Common Implementation Challenges
Organisations pursuing ISO 42001 certification frequently encounter several challenges. The first is scope definition — AI systems are often embedded within broader business processes, and determining the boundary of the AIMS can be complex. Overly broad scoping dilutes the focus of the management system, while overly narrow scoping fails to capture high-risk systems.
The second challenge is risk assessment methodology for AI-specific risks. Traditional information security risk assessment approaches may not adequately capture AI-specific concerns such as algorithmic bias, model drift, explainability deficits, or the systemic risks of interconnected AI systems. Organisations must adapt or extend their existing methodologies to address these dimensions.
The third challenge is integrating the AIMS with existing management systems without creating duplication or conflicting requirements.

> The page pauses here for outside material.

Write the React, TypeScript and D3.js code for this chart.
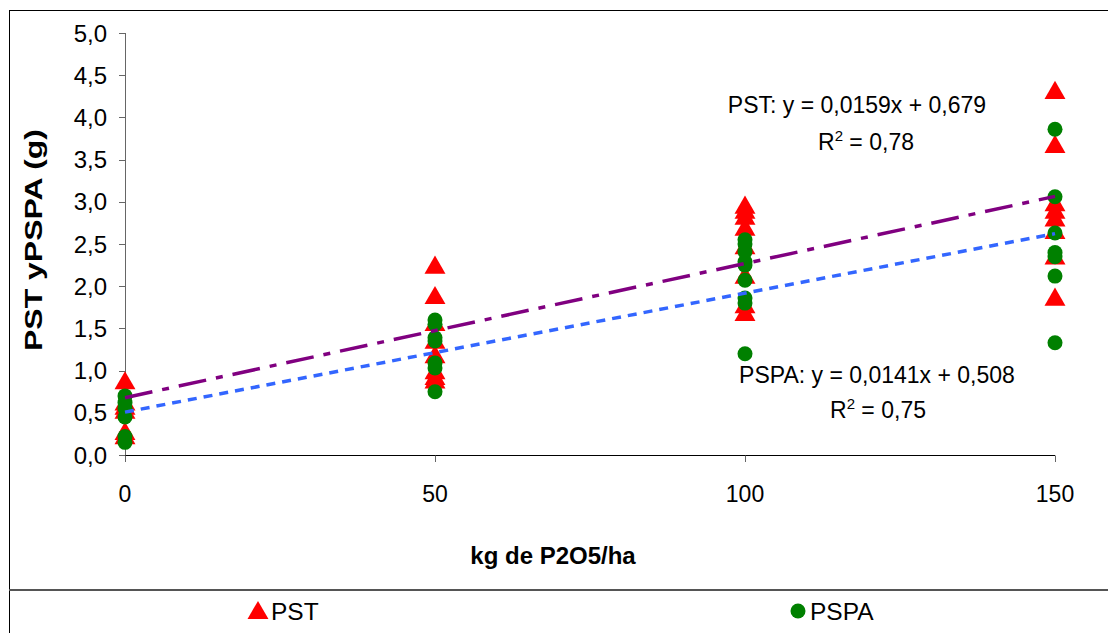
import React from "react";
import * as d3 from "d3";

const doses = [0, 50, 100, 150];
const pstValues: number[][] = [
  [0.85, 0.6, 0.55, 0.5, 0.25, 0.2],
  [2.22, 1.86, 1.54, 1.33, 1.16, 0.97, 0.9, 0.86],
  [2.93, 2.87, 2.8, 2.67, 2.45, 2.1, 1.75, 1.66],
  [4.29, 3.65, 2.96, 2.87, 2.78, 2.63, 2.33, 1.84],
];
const pspaValues: number[][] = [
  [0.7, 0.62, 0.55, 0.45, 0.22, 0.15],
  [1.6, 1.55, 1.39, 1.35, 1.09, 1.03, 0.75],
  [2.55, 2.5, 2.41, 2.29, 2.25, 2.07, 1.86, 1.8, 1.2],
  [3.86, 3.06, 2.63, 2.4, 2.35, 2.12, 1.33],
];
const pstFit = { slope: 0.0159, intercept: 0.679 };
const pspaFit = { slope: 0.0141, intercept: 0.508 };
const yTicks = [0, 0.5, 1, 1.5, 2, 2.5, 3, 3.5, 4, 4.5, 5];
const xTicks = [0, 50, 100, 150];
const seriesNames = ["PST", "PSPA"];

const FONT = "'Liberation Sans', Arial, sans-serif";

export default function App() {
  const x = d3.scaleLinear().domain([0, 150]).range([125, 1055]);
  const y = d3.scaleLinear().domain([0, 5]).range([455, 33]);
  const fmt = (v: number) => v.toFixed(1).replace(".", ",");
  const tri = d3.symbol().type(d3.symbolTriangle).size(190)()!;
  const fitPath = (f: { slope: number; intercept: number }) =>
    d3
      .line<number>()
      .x((d) => x(d))
      .y((d) => y(f.slope * d + f.intercept))([0, 150])!;

  const pstPts = doses.flatMap((dose, i) => pstValues[i].map((v) => [dose, v]));
  const pspaPts = doses.flatMap((dose, i) => pspaValues[i].map((v) => [dose, v]));

  return (
    <svg width={1108} height={633} style={{ display: "block", position: "absolute", left: 0, top: 0 }} fontFamily={FONT}>
      <rect x={0} y={0} width={1108} height={633} fill="#fff" />
      <rect x={9.5} y={10.5} width={1120} height={640} fill="none" stroke="#000" strokeWidth={1} />
      <line x1={9} x2={1108} y1={590} y2={590} stroke="#555" strokeWidth={2} />

      {/* axes */}
      <line x1={125.5} x2={125.5} y1={y(5)} y2={y(0)} stroke="#666" />
      {yTicks.map((t) => (
        <g key={t}>
          <line x1={119} x2={125.5} y1={Math.round(y(t)) + 0.5} y2={Math.round(y(t)) + 0.5} stroke="#666" />
          <text x={107} y={y(t)} dy="0.36em" textAnchor="end" fontSize={24}>
            {fmt(t)}
          </text>
        </g>
      ))}
      <line x1={125} x2={x(150)} y1={455.5} y2={455.5} stroke="#000" />
      {xTicks.map((t) => (
        <g key={t}>
          <line x1={Math.round(x(t)) + 0.5} x2={Math.round(x(t)) + 0.5} y1={455.5} y2={462} stroke="#666" />
          <text x={x(t)} y={502} textAnchor="middle" fontSize={23}>
            {t}
          </text>
        </g>
      ))}

      <text x={553} y={564} textAnchor="middle" fontSize={24} fontWeight="bold">
        kg de P2O5/ha
      </text>
      <text
        transform={`translate(42,240) rotate(-90)`}
        textAnchor="middle"
        fontSize={24}
        fontWeight="bold"
        textLength={222}
        lengthAdjust="spacingAndGlyphs"
      >
        PST yPSPA (g)
      </text>

      {/* markers */}
      {pstPts.map(([dx, v], i) => (
        <path key={"t" + i} d={tri} transform={`translate(${x(dx)},${y(v)})`} fill="#FF0000" />
      ))}
      {pspaPts.map(([dx, v], i) => (
        <circle key={"c" + i} cx={x(dx)} cy={y(v)} r={7.5} fill="#008000" />
      ))}

      {/* trend lines */}
      <path d={fitPath(pstFit)} fill="none" stroke="#800080" strokeWidth={3.5} strokeDasharray="28,10,7,10" />
      <path d={fitPath(pspaFit)} fill="none" stroke="#3366FF" strokeWidth={3.5} strokeDasharray="9,7" />

      {/* equations */}
      <text x={857} y={113} textAnchor="middle" fontSize={23}>
        PST: y = 0,0159x + 0,679
      </text>
      <text x={866} y={150} textAnchor="middle" fontSize={23}>
        R<tspan dy={-9} fontSize={15}>2</tspan>
        <tspan dy={9}> = 0,78</tspan>
      </text>
      <text x={877} y={383} textAnchor="middle" fontSize={23}>
        PSPA: y = 0,0141x + 0,508
      </text>
      <text x={878} y={418} textAnchor="middle" fontSize={23}>
        R<tspan dy={-9} fontSize={15}>2</tspan>
        <tspan dy={9}> = 0,75</tspan>
      </text>

      {/* legend */}
      <path d={tri} transform={`translate(258,613)`} fill="#FF0000" />
      <text x={271} y={611} dy="0.36em" fontSize={24.5}>
        {seriesNames[0]}
      </text>
      <circle cx={798} cy={611} r={7.5} fill="#008000" />
      <text x={810} y={611} dy="0.36em" fontSize={24.5}>
        {seriesNames[1]}
      </text>
    </svg>
  );
}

Organisations that already operate ISO 27001, ISO 9001, or other ISO management systems should leverage the HLS commonality to create an integrated management system that addresses AI governance alongside information security, quality, and other domains.
How Our Team Supports ISO 42001 Certification
Pyralink Innovation Ltd helps organisations in high-risk industries implement AI management systems and achieve ISO 42001 certification. Our team's consultants bring expertise across information security, AI governance, and regulatory compliance, enabling us to design integrated management systems that span ISO 42001, ISO 27001:2022, and sector-specific requirements. We guide organisations through the full certification journey — from gap analysis and scope definition through policy development, risk assessment, implementation, and audit preparation.
Our CloudAuditX platform enables organisations to manage compliance across multiple frameworks from a single console, providing real-time visibility into control effectiveness and reducing the administrative burden of maintaining separate management system documentation for each standard.
Frequently Asked Questions
What is the difference between ISO 42001 and the EU AI Act?
ISO 42001 is an international management system standard that provides a certifiable framework for AI governance, risk management, and transparency. The EU AI Act is a regulatory framework that sets legal requirements for AI systems based on risk classification. Conformity with ISO 42001 is expected to provide a presumption of conformity with relevant EU AI Act requirements for organisations operating in the EU, though the two instruments serve different functions — one a management standard, the other a regulation.
Can ISO 42001 be integrated with ISO 27001?
Yes. Both standards follow the ISO High-Level Structure, making integration straightforward. Organisations with an existing ISMS can extend it to incorporate AI governance requirements, adding AI-specific risk assessment methodology, controls, and documentation within the existing management system framework.
Which organisations should pursue ISO 42001 certification?
Any organisation that develops, deploys, or uses AI systems — particularly in high-risk contexts where AI failures could affect safety, fundamental rights, or critical infrastructure. This includes organisations in healthcare, financial services, transportation, energy, law enforcement, and any sector where AI decisions have material consequences for individuals or society.
Does ISO 42001 apply to UK organisations?
Yes, ISO 42001 is an international standard applicable to any organisation regardless of jurisdiction. While the UK has not adopted an AI Act equivalent, sector regulators expect organisations to maintain appropriate AI governance. ISO 42001 provides a structured, certifiable framework for meeting these expectations and preparing for potential future regulation.